Extract each line where the string "matplotlib" shows up.

Excerpted records:
>> BEGIN
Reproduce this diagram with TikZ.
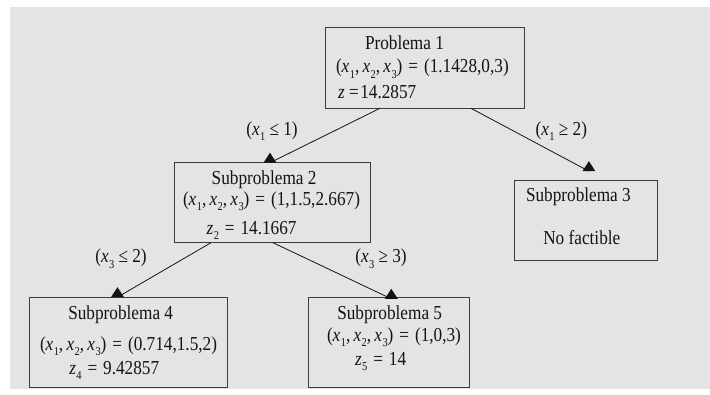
\documentclass[tikz,border=0pt]{standalone}
\usepackage{fontspec}
\setmainfont{Liberation Serif}[FakeStretch=0.87]
\usetikzlibrary{calc,decorations.markings}

\definecolor{paper}{RGB}{228,228,228}
\definecolor{ink}{RGB}{20,20,20}
\definecolor{frame}{RGB}{60,60,60}

% text sizes
\newcommand\mainsz{\fontsize{19.8}{22}\selectfont}
\newcommand\subsz{\fontsize{12}{12}\selectfont}
% italic variable with a lowered index
\newcommand\vx[2]{\textit{#1}\kern0.02em\raisebox{-0.27em}{\subsz #2}}
\newcommand\trip{(\vx{x}{1},\,\vx{x}{2},\,\vx{x}{3})}
\newcommand\eq{\hspace{0.3em}=\hspace{0.3em}}

\tikzset{
  box/.style={draw=frame, line width=0.9pt, inner sep=0pt, outer sep=0pt,
              anchor=north west},
  txt/.style={inner sep=0pt, outer sep=0pt, anchor=base west, text=ink, font=\mainsz},
  lbl/.style={inner sep=0pt, outer sep=0pt, anchor=base, text=ink, font=\mainsz},
  conn/.style={draw=ink, line width=0.8pt,
    postaction={decorate, decoration={markings,
      mark=at position 1 with {\pgftransformresetnontranslations
        \fill[ink] (-6.5pt,0pt) -- (6.5pt,0pt) -- (0pt,10pt) -- cycle;}}}},
}

\begin{document}
\begin{tikzpicture}[x=1pt,y=-1pt]
  \useasboundingbox (0,0) rectangle (710,394);
  \fill[paper] (10,7) rectangle (710,389);

  % boxes
  \node[box, minimum width=199pt, minimum height=81pt]   (p1) at (325,27.3)  {};
  \node[box, minimum width=196.7pt, minimum height=80pt] (p2) at (174,162.7) {};
  \node[box, minimum width=143.3pt, minimum height=80pt] (p3) at (514.4,180.7) {};
  \node[box, minimum width=198pt, minimum height=90.2pt] (p4) at (29.3,297.3) {};
  \node[box, minimum width=161pt, minimum height=90pt]   (p5) at (308.3,297.3) {};

  % problem 1
  \node[txt] (t1a) at (365,49.3) {Problema 1};
  \node[txt] (t1b) at (336,72.8) {\trip\eq(1.1428,0,3)};
  \node[txt] (t1c) at (338,98)   {\textit{z} =\kern0.08em14.2857};

  % subproblem 2
  \node[txt] (t2a) at (211.7,184.3) {Subproblema 2};
  \node[txt] (t2b) at (183,205.5)   {\trip\eq(1,1.5,2.667)};
  \node[txt] (t2c) at (206.7,234.5) {\vx{z}{2}\eq14.1667};

  % subproblem 3
  \node[txt] (t3a) at (526,201)     {Subproblema 3};
  \node[txt] (t3b) at (543.3,244.3) {No factible};

  % subproblem 4
  \node[txt] (t4a) at (68.3,319.3) {Subproblema 4};
  \node[txt] (t4b) at (40,350)     {\trip\eq(0.714,1.5,2)};
  \node[txt] (t4c) at (69.3,374.5) {\vx{z}{4}\eq9.42857};

  % subproblem 5
  \node[txt] (t5a) at (337.3,319.3) {Subproblema 5};
  \node[txt] (t5b) at (327,341.2)   {\trip\eq(1,0,3)};
  \node[txt] (t5c) at (355,365.5)   {\vx{z}{5}\eq14};

  % branches
  \draw[conn] ($(p1.south west)+(55,0)$)  -- ($(p2.north west)+(96,0)$);
  \draw[conn] ($(p1.south west)+(146,0)$) -- ($(p3.north west)+(74.5,-9.5)$);
  \draw[conn] ($(p2.south west)+(37,0)$)  -- ($(p4.north west)+(88,0)$);
  \draw[conn] ($(p2.south west)+(99,0)$)  -- ($(p5.north west)+(83,1.5)$);

  % branching conditions
  \node[lbl] (c1) at (272,135)   {(\vx{x}{1} ≤ 1)};
  \node[lbl] (c2) at (561.3,135) {(\vx{x}{1} ≥ 2)};
  \node[lbl] (c3) at (121,262.8) {(\vx{x}{3} ≤ 2)};
  \node[lbl] (c4) at (381,262.8) {(\vx{x}{3} ≥ 3)};
\end{tikzpicture}
\end{document}
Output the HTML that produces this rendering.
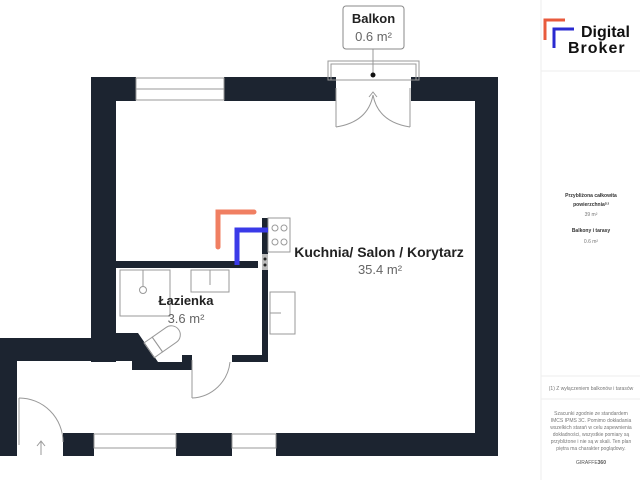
<!DOCTYPE html>
<html><head><meta charset="utf-8"><style>
html,body{margin:0;padding:0;background:#fff;width:640px;height:480px;overflow:hidden}
svg{display:block}
text{font-family:"Liberation Sans",sans-serif}
</style></head><body>
<svg width="640" height="480" viewBox="0 0 640 480" xmlns="http://www.w3.org/2000/svg">
<rect width="640" height="480" fill="#fff"/>
<g fill="#1c2430">
<rect x="91" y="77" width="45" height="24"/>
<rect x="224" y="77" width="112" height="24"/>
<rect x="411" y="77" width="87" height="24"/>
<rect x="91" y="77" width="25" height="285"/>
<rect x="475" y="77" width="23" height="379"/>
<rect x="63" y="433" width="31" height="23"/>
<rect x="176" y="433" width="56" height="23"/>
<rect x="276" y="433" width="222" height="23"/>
<rect x="0" y="338" width="116" height="23"/>
<rect x="0" y="338" width="17" height="118"/>
<polygon points="116,333 138,333 158,362 182,362 182,355 192,355 192,370 132,370 132,361 116,361"/>
<rect x="116" y="261" width="142" height="7"/>
<rect x="262" y="218" width="6" height="144"/>
<rect x="232" y="355" width="36" height="7"/>
</g>
<rect x="262" y="254" width="6" height="16" fill="#bbb"/>
<circle cx="265" cy="259" r="1.5" fill="#222"/><circle cx="265" cy="265" r="1.5" fill="#222"/>
<g fill="none" stroke="#999" stroke-width="1">
<rect x="136" y="78" width="88" height="22"/><line x1="136" y1="89" x2="224" y2="89"/>
<rect x="94" y="434" width="82" height="14"/>
<rect x="232" y="434" width="44" height="14"/>
<rect x="328" y="61" width="91" height="19"/>
<rect x="331" y="64" width="85" height="16"/>
<line x1="336" y1="88" x2="336" y2="127"/><line x1="410" y1="88" x2="410" y2="127"/>
<path d="M336 127 Q368 122 373 95"/><path d="M410 127 Q378 122 373 95"/>
<line x1="373" y1="49" x2="373" y2="75"/>
<path d="M369 97 L373 92 L377 97"/>
<rect x="268" y="218" width="22" height="34"/>
<circle cx="275" cy="228" r="3"/><circle cx="284" cy="228" r="3"/>
<circle cx="275" cy="242" r="3"/><circle cx="284" cy="242" r="3"/>
<rect x="270" y="292" width="25" height="42"/><line x1="270" y1="313" x2="281" y2="313"/>
<rect x="120" y="270" width="50" height="46"/><circle cx="143" cy="290" r="3.5"/><line x1="143" y1="270" x2="143" y2="286"/>
<rect x="191" y="270" width="38" height="22"/><line x1="210" y1="270" x2="210" y2="285"/>
<g transform="rotate(-35 165 338)"><rect x="145" y="330" width="10" height="18"/><path d="M155 330 L172 330 A9 9 0 0 1 172 348 L155 348 Z"/></g>
<line x1="192" y1="360" x2="192" y2="398"/><path d="M192 398 A40 40 0 0 0 230 362"/>
<line x1="19" y1="398" x2="19" y2="445"/><path d="M19 398 A44 44 0 0 1 63 442"/>
<path d="M37 446 L41 441 L45 446 M41 441 L41 455"/>
</g>
<circle cx="373" cy="75" r="2.5" fill="#111"/>
<rect x="343" y="6" width="61" height="43" rx="3" fill="#fff" stroke="#888"/>
<text x="373.5" y="23" font-size="13" font-weight="bold" text-anchor="middle" fill="#222">Balkon</text>
<text x="373.5" y="41" font-size="13" text-anchor="middle" fill="#666">0.6 m²</text>
<path d="M218 247 V212 H254" fill="none" stroke="#f07f62" stroke-width="5" stroke-linecap="round"/>
<path d="M237 265 V230 H268" fill="none" stroke="#3a3ae8" stroke-width="5"/>
<text x="379" y="257" font-size="14" font-weight="bold" text-anchor="middle" fill="#222">Kuchnia/ Salon / Korytarz</text>
<text x="380" y="274" font-size="13" text-anchor="middle" fill="#666">35.4 m²</text>
<text x="186" y="305" font-size="13" font-weight="bold" text-anchor="middle" fill="#222">Łazienka</text>
<text x="186" y="323" font-size="13" text-anchor="middle" fill="#666">3.6 m²</text>
<line x1="541" y1="0" x2="541" y2="480" stroke="#eee"/>
<line x1="541" y1="71" x2="640" y2="71" stroke="#eee"/>
<line x1="541" y1="376" x2="640" y2="376" stroke="#eee"/>
<line x1="541" y1="399" x2="640" y2="399" stroke="#eee"/>
<path d="M545 40 V20 H565" fill="none" stroke="#e85a3c" stroke-width="3"/>
<path d="M554 48 V29 H574" fill="none" stroke="#2a2ad0" stroke-width="3"/>
<text x="581" y="37" font-size="16" font-weight="bold" fill="#111">Digital</text>
<text x="568" y="53" font-size="16" font-weight="bold" fill="#111" letter-spacing="1">Broker</text>
<g font-size="5" text-anchor="middle" fill="#333">
<text x="591" y="197" font-weight="bold">Przybliżona całkowita</text>
<text x="591" y="206" font-weight="bold">powierzchnia⁽¹⁾</text>
<text x="591" y="216" fill="#777">39 m²</text>
<text x="591" y="232" font-weight="bold">Balkony i tarasy</text>
<text x="591" y="243" fill="#777">0.6 m²</text>
<text x="591" y="390" fill="#777">(1) Z wyłączeniem balkonów i tarasów</text>
<text x="591" y="415" fill="#777">Szacunki zgodnie ze standardem</text>
<text x="591" y="422" fill="#777">IMCS IPMS 3C. Pomimo dokładania</text>
<text x="591" y="429" fill="#777">wszelkich starań w celu zapewnienia</text>
<text x="591" y="436" fill="#777">dokładności, wszystkie pomiary są</text>
<text x="591" y="443" fill="#777">przybliżone i nie są w skali. Ten plan</text>
<text x="591" y="450" fill="#777">piętra ma charakter poglądowy.</text>
<text x="591" y="464" fill="#555">GIRAFFE<tspan font-weight="bold">360</tspan></text>
</g>
</svg>
</body></html>
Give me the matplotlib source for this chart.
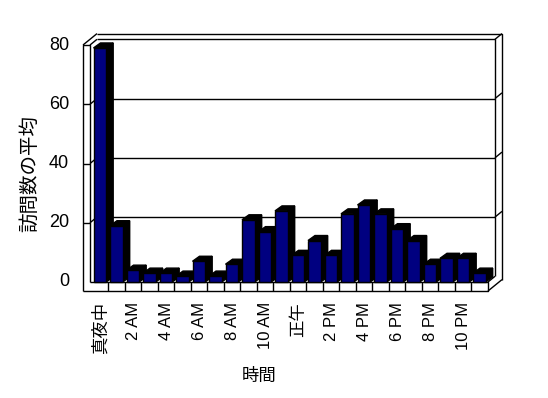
import numpy as np
import matplotlib
matplotlib.use("Agg")
import matplotlib.pyplot as plt
from matplotlib.patches import Polygon, Rectangle

plt.rcParams['font.family'] = ['Liberation Sans', 'Noto Sans CJK JP', 'DejaVu Sans']

# data
hours = list(range(24))
visits = [79, 19, 4, 3, 3, 2, 7, 2, 6, 21, 17, 24, 9, 14, 9, 23, 26, 23, 18, 14, 6, 8, 8, 3]
tick_labels = ['真夜中', '2 AM', '4 AM', '6 AM', '8 AM', '10 AM', '正午',
               '2 PM', '4 PM', '6 PM', '8 PM', '10 PM']
yticks = [0, 20, 40, 60, 80]
xlabel = '時間'
ylabel = '訪問数の平均'

# layout (pixel scale -> data units)
W, H = 548, 398
px_cat = 16.5          # px per category
px_val = 2.9625        # px per value unit
x0_px, y0_px = 91.8, 282.0
ymax = 80

def cx(px):
    return (px - x0_px) / px_cat

def vy(py):
    return (y0_px - py) / px_val

fig = plt.figure(figsize=(W / 100, H / 100), dpi=100)
ax = fig.add_axes([0, 0, 1, 1])
ax.set_xlim(cx(0), cx(W))
ax.set_ylim(vy(H), vy(0))
ax.axis('off')

n = len(visits)
wdx, wdy = 7 / px_cat, 5.7 / px_val      # wall depth step
bdx, bdy = 7 / px_cat, 5.0 / px_val      # bar depth
lw_l, lw_r = cx(83), cx(90)              # left wall front face
right = cx(488)                          # floor right end
fthk = 9 / px_val                        # floor thickness

lk = dict(color='black', lw=1, zorder=1, solid_capstyle='butt')

def line(xs, ys):
    ax.plot(xs, ys, **lk)

# back wall (outer and inner faces)
line([lw_l + 2 * wdx, right + 2 * wdx, right + 2 * wdx],
     [ymax + 2 * wdy, ymax + 2 * wdy, -fthk + 2 * wdy])
line([lw_r + wdx, right + wdx, right + wdx],
     [ymax + wdy, ymax + wdy, wdy])
line([right + wdx, right + 2 * wdx], [ymax + wdy, ymax + 2 * wdy])
for v in yticks[1:-1]:
    line([lw_r + wdx, right + wdx], [v + wdy, v + wdy])
    line([right + wdx, right + 2 * wdx], [v + wdy, v + 2 * wdy])
    line([lw_r, lw_r + wdx], [v, v + wdy])

# left wall front face
line([lw_l, lw_l, lw_r, lw_r], [-fthk, ymax, ymax, 0])
line([lw_l, lw_l + 2 * wdx], [ymax, ymax + 2 * wdy])
line([lw_r, lw_r + wdx], [ymax, ymax + wdy])
for v in yticks[1:-1]:
    line([lw_l, lw_r], [v, v])

# floor
line([lw_r, right, right, lw_l], [0, 0, -fthk, -fthk])
line([right, right + wdx], [0, wdy])
line([right, right + 2 * wdx], [-fthk, -fthk + 2 * wdy])
for i in range(1, n):
    line([i, i], [-fthk, 0])

# bars
bw = 12.7 / px_cat
off = 1.7 / px_cat
for i, v in zip(hours, visits):
    xl = i + off
    xr = xl + bw
    z = 2 + i
    side = Polygon([(xr, 0), (xr + bdx, bdy), (xr + bdx, v + bdy), (xr, v)],
                   closed=True, facecolor='black', edgecolor='black', lw=1, zorder=z)
    top = Polygon([(xl, v), (xr, v), (xr + bdx, v + bdy), (xl + bdx, v + bdy)],
                  closed=True, facecolor='black', edgecolor='black', lw=1, zorder=z)
    front = Rectangle((xl, 0), bw, v, facecolor='#000080', edgecolor='black',
                      lw=1, zorder=z + 0.5)
    ax.add_patch(side)
    ax.add_patch(top)
    ax.add_patch(front)

# y tick labels
for v in yticks:
    ax.text(cx(69), v, str(v), ha='right', va='center', fontsize=13)

# x tick labels (every other hour)
for k, lab in enumerate(tick_labels):
    fs = 12.5 if not lab.isascii() else 12
    ax.text(hours[2 * k] + 0.5, vy(302), lab, rotation=90, ha='center', va='top',
            fontsize=fs)

ax.text(cx(259), vy(376), xlabel, ha='center', va='center', fontsize=12.5)
ax.text(cx(30), vy(173), ylabel, ha='center', va='center', rotation=90, fontsize=14)

fig.savefig('out.png', dpi=100)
>> END
Task result:
Give me the matplotlib source for this chart.
import matplotlib
matplotlib.use("Agg")
import matplotlib.pyplot as plt
from matplotlib.patches import Polygon, Rectangle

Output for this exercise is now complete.